Neill Morton, an Investec analyst, wrote in a note that “Shell has broken with its recent custom of disappointing on earnings day. It is now dishing up the bad news ahead of time.”
Mr. van Beurden said that “our focus will be on improving Shell’s financial results” and “achieving capital efficiency.”
Improving the finances is important, but some believe that management should focus on itself, according to a CNBC story:
Ishaq Siddiqi, a market strategist at London-based broker ETX Capital said it was worrying news from an oil major which is clearly suffering from management’s inability to get on top concerns regarding capital discipline.
“This is unlikely to change this year leaving markets worried about the group’s outlook,” he said in a morning note.
“Shell is not an isolated case however, as weak industry conditions for downstream oil are likely to hit sector peers too. For Shell itself, management must now implement more aggressive targets for group strategy in order to turn a page and improve capital efficiency which would go some way in improving operational performance.”
Shell said that a high level of maintenance activity during the last quarter affected high value oil and gas production volumes. A weak Australian dollar also hit earnings. It added that its Upstream Americas unit continued to incur a loss and the security situation for its Nigeria operation continued to remain challenging. Upstream oil operations search for and recover crude oil and natural gas, whilst downstream production processes the materials collected during the upstream stage.

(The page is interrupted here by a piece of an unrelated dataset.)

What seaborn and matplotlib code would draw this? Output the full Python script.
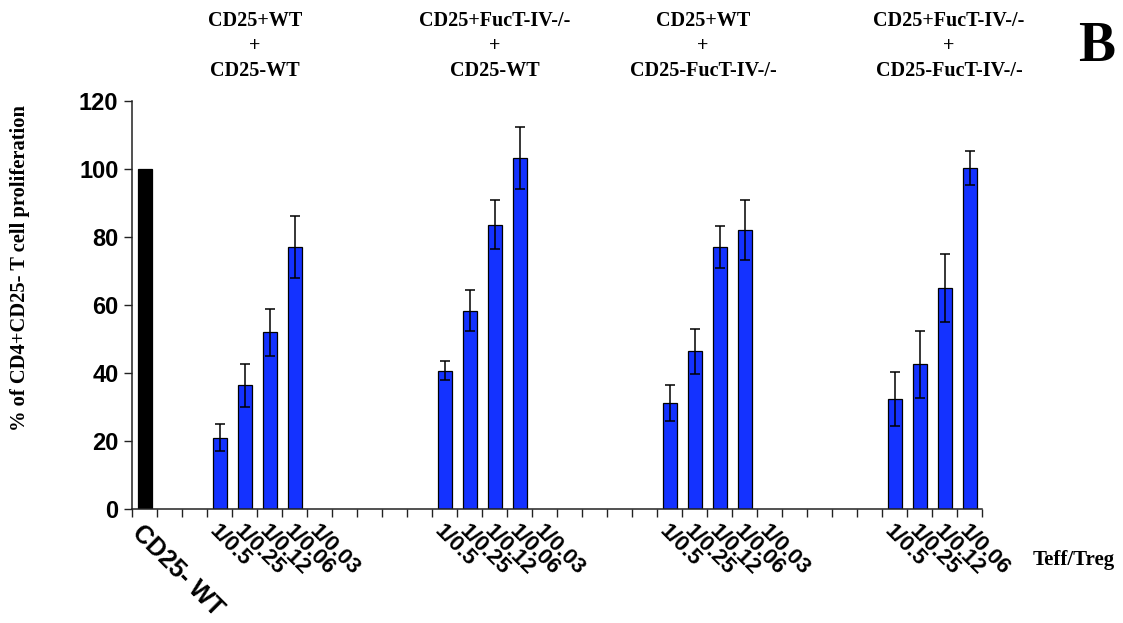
import numpy as np
import pandas as pd
import matplotlib
matplotlib.use("Agg")
import matplotlib.pyplot as plt
from matplotlib import font_manager
import seaborn as sns

# ---------------- data ----------------
control_label = "CD25- WT"
control_value = 100.0
ratio_labels = ["1/0.5", "1/0.25", "1/0.12", "1/0.06", "1/0.03"]
group_label_counts = [5, 5, 5, 4]
group_titles = [
    "CD25+WT\n+\nCD25-WT",
    "CD25+FucT-IV-/-\n+\nCD25-WT",
    "CD25+WT\n+\nCD25-FucT-IV-/-",
    "CD25+FucT-IV-/-\n+\nCD25-FucT-IV-/-",
]
g1_values = [21.1, 36.4, 52.1, 77.1]
g1_errors = [4.1, 6.2, 6.9, 9.0]
g2_values = [40.7, 58.4, 83.7, 103.2]
g2_errors = [2.8, 6.0, 7.1, 9.1]
g3_values = [31.2, 46.4, 77.1, 82.1]
g3_errors = [5.2, 6.7, 6.2, 8.8]
g4_values = [32.5, 42.6, 65.0, 100.4]
g4_errors = [7.9, 9.8, 10.1, 5.0]
y_ticks = [0, 20, 40, 60, 80, 100, 120]
y_label = "% of CD4+CD25- T cell proliferation"
x_unit_label = "Teff/Treg"
panel_letter = "B"

# ---------------- layout of slots ----------------
n_slots = 34
group_starts = [3, 12, 21, 30]
slot_names = [f"s{i}" for i in range(n_slots)]
slot_labels = [""] * n_slots
slot_labels[0] = control_label
for start, cnt in zip(group_starts, group_label_counts):
    for j in range(cnt):
        slot_labels[start + j] = ratio_labels[j]

rows = [dict(slot=slot_names[0], value=control_value, err=np.nan, kind="control")]
for start, vals, errs in zip(group_starts,
                             [g1_values, g2_values, g3_values, g4_values],
                             [g1_errors, g2_errors, g3_errors, g4_errors]):
    for j, (v, e) in enumerate(zip(vals, errs)):
        rows.append(dict(slot=slot_names[start + j], value=v, err=e, kind="test"))
df = pd.DataFrame(rows)

# ---------------- fonts / style ----------------
sns.set_theme(style="ticks")
avail = {f.name for f in font_manager.fontManager.ttflist}
sans = "Liberation Sans Narrow" if "Liberation Sans Narrow" in avail else "Liberation Sans"
serif = "Liberation Serif"
plt.rcParams["font.family"] = [serif, "DejaVu Serif"]
for k in ["text.color", "axes.labelcolor", "xtick.color", "ytick.color",
          "axes.edgecolor"]:
    plt.rcParams[k] = "black"

BLUE = "#1432FF"

fig = plt.figure(figsize=(11.23, 6.23), dpi=100)
ax = fig.add_axes([0.1178, 0.1825, 0.7569, 0.6554])

sns.barplot(data=df, x="slot", y="value", hue="kind", order=slot_names,
            palette={"control": "black", "test": BLUE}, dodge=False,
            saturation=1, width=0.55, errorbar=None, edgecolor="black",
            linewidth=0.9, legend=False, ax=ax)

err_df = df.dropna(subset=["err"])
xpos = [slot_names.index(s) for s in err_df["slot"]]
ax.errorbar(xpos, err_df["value"], yerr=err_df["err"], fmt="none",
            ecolor="black", elinewidth=1.1, capsize=3.8, capthick=1.1, zorder=5)

ax.set_xlim(-0.5, n_slots - 0.5)
ax.set_ylim(0, 120)
ax.set_yticks(y_ticks)
ax.set_yticklabels([str(t) for t in y_ticks], fontfamily=sans,
                   fontweight="bold", fontsize=17)
ax.set_xticks(range(n_slots))
ax.set_xticklabels(slot_labels, rotation=-45, ha="left",
                   rotation_mode="anchor", fontfamily=sans, fontweight="bold",
                   fontsize=16)
for lab in ax.get_xticklabels():
    if lab.get_text() == control_label:
        lab.set_fontsize(18)
ax.set_xticks(np.arange(-0.5, n_slots, 1.0), minor=True)
ax.tick_params(axis="x", which="major", length=0, pad=8)
ax.tick_params(axis="x", which="minor", length=6, width=1.0, direction="out",
               color="#222222")
ax.tick_params(axis="y", which="major", length=6, width=1.0, direction="out",
               pad=4, color="#222222")
ax.set_xlabel("")
ax.set_ylabel("")
sns.despine(ax=ax)
for sp in ["left", "bottom"]:
    ax.spines[sp].set_linewidth(1.1)
    ax.spines[sp].set_color("#222222")

W, H = 1123, 623
fig.text(20 / W, 1 - 268 / H, y_label, rotation=90, ha="center", va="center",
         fontsize=14.8, fontweight="bold")
for cx, title in zip([255, 495, 703, 949], group_titles):
    fig.text(cx / W, 1 - 46 / H, title, ha="center", va="center",
             multialignment="center", fontsize=14.5, fontweight="bold",
             linespacing=1.3)
fig.text(1097 / W, 1 - 47 / H, panel_letter, ha="center", va="center",
         fontsize=40, fontweight="bold")
fig.text(1074 / W, 1 - 560 / H, x_unit_label, ha="center", va="center",
         fontsize=15, fontweight="bold")

fig.savefig("out.png", dpi=100, facecolor="white")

The New York Times pointed out that it takes years to develop an oil field or other operation and make it profitable:
The company has now reported three straight quarters of disappointing earnings, and it may be tough for a new chief to turn things around quickly. The oil industry is a long-term business and it takes years to develop oil fields and other installations that, which, once completed, usually operate for decades.
The disappointing earnings “won’t just stop because of a new guy” at the helm, said Oswald Clint, an analyst at Sanford C. Bernstein, in an interview by telephone on Friday.
Obviously putting a new CEO in place doesn’t change past performance, but it will determine if the company is able to turn around its recent investments. But in the short-term it looks like van Beurden will have some explaining to do.